Using this basic scenario, I then had all Marksmen return to their respective Student Stations as I moved the suspect to a more difficult location in the apartment and allowed them to attempt shots. I moved the suspect to the balcony, the bedroom, armed him at times, unarmed him, and even armed the hostage (turning him into a suspect.) The varying possibilities to change this one basic scenario were almost limitless. I added the entry team working scenarios in the hallway as the Marksmen looked for the suspect hiding the in the apartment. I unexpectedly had the suspect walk into the hallway and surprised the officers covering the door and a fire fight ensued. I then was able to add another hostage and placed both hostages at the window with the suspect presenting only a portion of his head for a shot. Later, I had the suspect move the hostage out onto the balcony in the classic hostage-taker position and allowed Marksmen to attempt this difficult shot.

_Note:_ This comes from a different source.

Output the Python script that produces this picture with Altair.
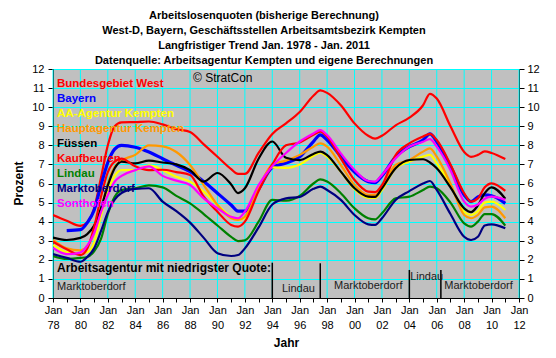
import json
import altair as alt
import pandas as pd

# ---------------- data ----------------
years = [1978, 1979, 1980, 1980.5, 1981, 1981.5, 1982, 1982.5, 1983, 1984, 1985, 1986, 1987, 1988,
         1989, 1990, 1991, 1991.5, 1992, 1993, 1994, 1995, 1996, 1997, 1997.5, 1998, 1999, 2000,
         2001, 2001.5, 2002, 2003, 2004, 2005, 2005.5, 2006, 2007, 2008, 2008.5, 2009, 2009.5,
         2010, 2011]

bundesgebiet_west = [4.35, 4.05, 3.78, 3.95, 4.7, 6.3, 8.0, 9.0, 9.2, 9.22, 9.25, 9.1, 8.85, 8.7,
                     8.05, 7.4, 6.75, 6.5, 6.5, 7.6, 8.6, 9.15, 9.75, 10.6, 10.88, 10.75, 10.1, 9.15,
                     8.5, 8.35, 8.5, 9.05, 9.45, 10.1, 10.7, 10.45, 9.0, 7.65, 7.4, 7.5, 7.68,
                     7.6, 7.28]
bayern = [None, 3.53, 3.58, 3.95, 4.6, 5.9, 7.1, 7.8, 8.0, 7.9, 7.65, 7.3, 6.95, 6.62,
          6.1, 5.49, 4.87, 4.55, 4.55, 5.7, 6.85, 7.08, 7.4, 8.2, 8.55, 8.28, 7.41, 6.6,
          6.1, 6.05, 6.4, 7.4, 7.93, 8.28, 8.6, 8.19, 6.9, 5.4, 5.05, 5.3, 5.4,
          5.36, 4.96]
aa_kempten = [2.78, 2.4, 2.34, 2.4, 2.9, 4.3, 5.6, 6.4, 6.7, 6.7, 6.95, 6.7, 6.35, 6.1,
              5.57, 4.87, 4.26, 4.1, 4.18, 5.75, 6.85, 6.82, 7.0, 7.45, 7.62, 7.41, 6.62, 5.7,
              5.25, 5.25, 5.66, 6.8, 7.15, 7.41, 7.5, 7.06, 5.9, 4.52, 4.35, 4.55, 5.0,
              5.05, 4.61]
haupt_kempten = [3.04, 2.6, 2.5, 2.7, 3.4, 4.6, 6.0, 6.88, 7.2, 7.5, 8.0, 7.95, 7.65, 6.97,
                 5.92, 4.87, 4.18, 4.09, 4.26, 5.75, 7.0, 7.2, 7.5, 7.93, 8.1, 7.93, 6.97, 5.92,
                 5.4, 5.4, 5.84, 6.97, 7.23, 7.67, 7.84, 7.41, 6.0, 4.35, 4.18, 4.35, 4.75,
                 4.79, 4.18]
fuessen = [3.17, 3.04, 3.15, 3.35, 3.8, 4.7, 5.9, 6.8, 7.15, 7.05, 7.2, 7.1, 7.0, 6.7,
           6.1, 6.55, 5.95, 5.5, 5.75, 7.3, 8.2, 7.35, 7.23, 7.55, 7.67, 7.49, 6.62, 5.75,
           5.31, 5.3, 5.75, 6.8, 7.23, 7.27, 7.1, 6.8, 5.8, 4.7, 4.5, 4.85, 5.5,
           5.8, 5.2]
kaufbeuren = [2.95, 2.55, 2.25, 2.6, 3.7, 5.3, 6.6, 7.15, 7.3, 6.9, 6.7, 6.72, 6.6, 6.45,
              5.31, 4.52, 3.83, 3.74, 4.0, 5.6, 7.0, 8.0, 8.15, 8.55, 8.72, 8.46, 7.32, 6.18,
              5.57, 5.55, 5.92, 7.49, 8.1, 8.46, 8.6, 8.28, 7.0, 5.49, 5.05, 5.22, 5.8,
              6.01, 5.61]
lindau = [2.2, 2.05, 2.1, 2.15, 2.45, 3.1, 4.4, 5.3, 5.65, 5.75, 5.9, 5.8, 5.35, 4.96,
          4.4, 3.8, 3.2, 2.98, 3.02, 4.0, 5.14, 5.1, 5.35, 6.0, 6.22, 6.1, 5.49, 4.7,
          4.18, 4.12, 4.44, 5.22, 5.31, 5.66, 5.84, 5.75, 5.0, 3.91, 3.74, 4.0, 4.4,
          4.4, 3.79]
marktoberdorf = [2.3, 2.1, 1.9, 2.15, 2.6, 3.5, 4.5, 5.15, 5.5, 5.72, 5.75, 5.05, 4.55, 3.95,
                 3.15, 2.35, 2.2, 2.25, 2.6, 3.7, 4.9, 5.22, 5.3, 5.72, 5.84, 5.66, 5.14, 4.35,
                 3.86, 3.83, 4.18, 5.14, 5.6, 6.0, 6.13, 5.66, 4.4, 3.21, 3.04, 3.21, 3.8,
                 3.86, 3.65]
sonthofen = [2.62, 2.3, 2.38, 2.75, 3.4, 4.5, 5.4, 6.1, 6.4, 6.7, 6.9, 6.4, 6.15, 5.92,
             5.22, 4.7, 4.26, 4.18, 4.52, 5.92, 6.9, 7.6, 8.2, 8.62, 8.8, 8.54, 7.58, 6.71,
             6.13, 6.1, 6.45, 7.32, 7.93, 8.19, 8.33, 7.93, 6.7, 5.05, 4.79, 4.9, 5.2,
             5.31, 5.14]

series_names = ["Bundesgebiet West", "Bayern", "AA-Agentur Kempten", "Hauptagentur Kempten",
                "Füssen", "Kaufbeuren", "Lindau", "Marktoberdorf", "Sonthofen"]
series_values = [bundesgebiet_west, bayern, aa_kempten, haupt_kempten, fuessen, kaufbeuren,
                 lindau, marktoberdorf, sonthofen]

title_lines = ["Arbeitslosenquoten (bisherige Berechnung)",
               "West-D, Bayern, Geschäftsstellen Arbeitsamtsbezirk Kempten",
               "Langfristiger Trend Jan. 1978 - Jan. 2011",
               "Datenquelle: Arbeitsagentur Kempten und eigene Berechnungen"]

x_label_years = list(range(1978, 2013, 2))
x_tick_labels = ["78", "80", "82", "84", "86", "88", "90", "92", "94", "96", "98",
                 "00", "02", "04", "06", "08", "10", "12"]
y_ticks = list(range(0, 13))

lowest_heading = "Arbeitsagentur mit niedrigster Quote:"
lowest_labels = ["Marktoberdorf", "Lindau", "Marktoberdorf", "Lindau", "Marktoberdorf"]
lowest_bounds = [1994.0, 1997.5, 2004.0, 2006.3]

# ---------------- styles / layout ----------------
colors = ["#FF0000", "#0000FF", "#FFFF00", "#FF9900", "#000000", "#FF0000", "#008000",
          "#000080", "#FF00FF"]
widths = [2.2, 3.2, 2.2, 2.2, 2.2, 2.2, 2.2, 2.2, 2.2]
FONT = "Liberation Sans"
W, H = 466, 229

bound_tops = [1.85, 1.82, 1.47, 1.47]
label_x = [1978.3, 1994.7, 1998.5, 2004.06, 2006.55]
label_y = [0.58, 0.47, 0.63, 1.1, 0.63]

xscale = alt.Scale(domain=[1978, 2012], nice=False, zero=False)
yscale = alt.Scale(domain=[0, 12], nice=False)

label_expr = ("datum.value % 2 == 0 ? ['Jan', " + json.dumps(x_tick_labels) +
              "[(datum.value - 1978) / 2]] : ''")

xaxis = alt.Axis(values=list(range(1978, 2013)), tickSize=4, labelExpr=label_expr, grid=False,
                 title="Jahr", titleFontSize=12, titleFontWeight="bold", titleColor="black",
                 titleY=44, titleBaseline="middle",
                 labelFontSize=11, labelLineHeight=15, labelColor="black", labelPadding=2,
                 labelOverlap=False, labelFlush=False, labelAngle=0,
                 domainColor="black", tickColor="black")
X = alt.X("year:Q", scale=xscale, axis=xaxis)

yaxis_left = alt.Axis(values=y_ticks, grid=True, gridColor="#00FFFF", gridOpacity=1, gridWidth=1,
                      tickSize=5, tickColor="black", domainColor="black",
                      labelFontSize=11, labelColor="black", labelPadding=4,
                      title="Prozent", titleFontSize=12, titleFontWeight="bold",
                      titleColor="black", titleAngle=-90, titleX=-35, titleY=114,
                      titleAlign="center", titleBaseline="middle")
yaxis_right = alt.Axis(orient="right", values=y_ticks, grid=False, tickSize=5,
                       tickColor="black", domainColor="black", labelFontSize=11,
                       labelColor="black", labelPadding=3, title=None)

layers = []

# vertical grid lines every two years
vgrid = alt.Chart(pd.DataFrame({"year": x_label_years})).mark_rule(
    color="#00FFFF", strokeWidth=1).encode(x=X)
layers.append(vgrid)

# series
for i, (name, vals) in enumerate(zip(series_names, series_values)):
    d = pd.DataFrame({"year": years, "value": vals}).dropna()
    axis = yaxis_left if i == 0 else None
    layers.append(
        alt.Chart(d).mark_line(color=colors[i], strokeWidth=widths[i], interpolate="monotone",
                               clip=True)
        .encode(x=X, y=alt.Y("value:Q", scale=yscale, axis=axis))
    )

# right axis carrier (invisible)
layers.append(
    alt.Chart(pd.DataFrame({"year": [1978, 2012], "value": [0, 12]})).mark_point(opacity=0)
    .encode(x=X, y=alt.Y("value:Q", scale=yscale, axis=yaxis_right))
)

# boundaries of lowest-rate segments
bdf = pd.DataFrame({"year": lowest_bounds, "top": bound_tops, "bottom": [0] * len(lowest_bounds)})
layers.append(
    alt.Chart(bdf).mark_rule(color="black", strokeWidth=1.5)
    .encode(x=X, y=alt.Y("top:Q", scale=yscale, axis=None), y2="bottom:Q")
)
ldf = pd.DataFrame({"year": label_x, "value": label_y, "label": lowest_labels})
layers.append(
    alt.Chart(ldf).mark_text(align="left", baseline="middle", fontSize=11, color="#1a1a1a",
                             font=FONT)
    .encode(x=X, y=alt.Y("value:Q", scale=yscale, axis=None), text="label:N")
)

one = pd.DataFrame({"k": [0]})
layers.append(
    alt.Chart(one).mark_text(text=lowest_heading, align="left", baseline="middle", fontSize=12,
                             fontWeight="bold", color="black", font=FONT)
    .encode(x=alt.value(4), y=alt.value(199))
)
layers.append(
    alt.Chart(one).mark_text(text="© StratCon", align="left", baseline="middle", fontSize=12,
                             color="black", font=FONT)
    .encode(x=alt.value(140), y=alt.value(8.5))
)

# in-plot legend
for i, name in enumerate(series_names):
    layers.append(
        alt.Chart(one).mark_text(text=name, align="left", baseline="middle", fontSize=11.5,
                                 fontWeight="bold", color=colors[i], font=FONT)
        .encode(x=alt.value(4), y=alt.value(15 + 15 * i))
    )

# title
layers.append(
    alt.Chart(one).mark_text(text=title_lines, align="center", baseline="top", fontSize=11,
                             fontWeight="bold", lineHeight=15, color="black", font=FONT)
    .encode(x=alt.value(211), y=alt.value(-59))
)

chart = (
    alt.layer(*layers)
    .resolve_scale(y="independent")
    .properties(width=W, height=H,
                padding={"left": 45, "top": 61, "right": 29, "bottom": 52},
                autosize=alt.AutoSizeParams(type="none"),
                background="white")
    .configure(font=FONT)
    .configure_view(fill="#C0C0C0", stroke="black", strokeWidth=1)
)

chart.save("out.html", embed_options={"renderer": "svg", "actions": False})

I was amazed by the breadth of scenarios I could create, and the amount of information that I was able to provide in a brief amount of time. I was able to explain, demonstrate, and then have the officers perform many complicated tactics that would have taken me hours in the classroom and range to teach. All officers commented that this was some of the most worthwhile and valuable training they had received, and many of them stayed behind and assumed the role of Entry Team as I instructed the next Marksman Course.

V.I.C.E. is the most significant instructional tool currently available that I have encountered to provide cognitive skills training in communication, decision-making and engagement training.”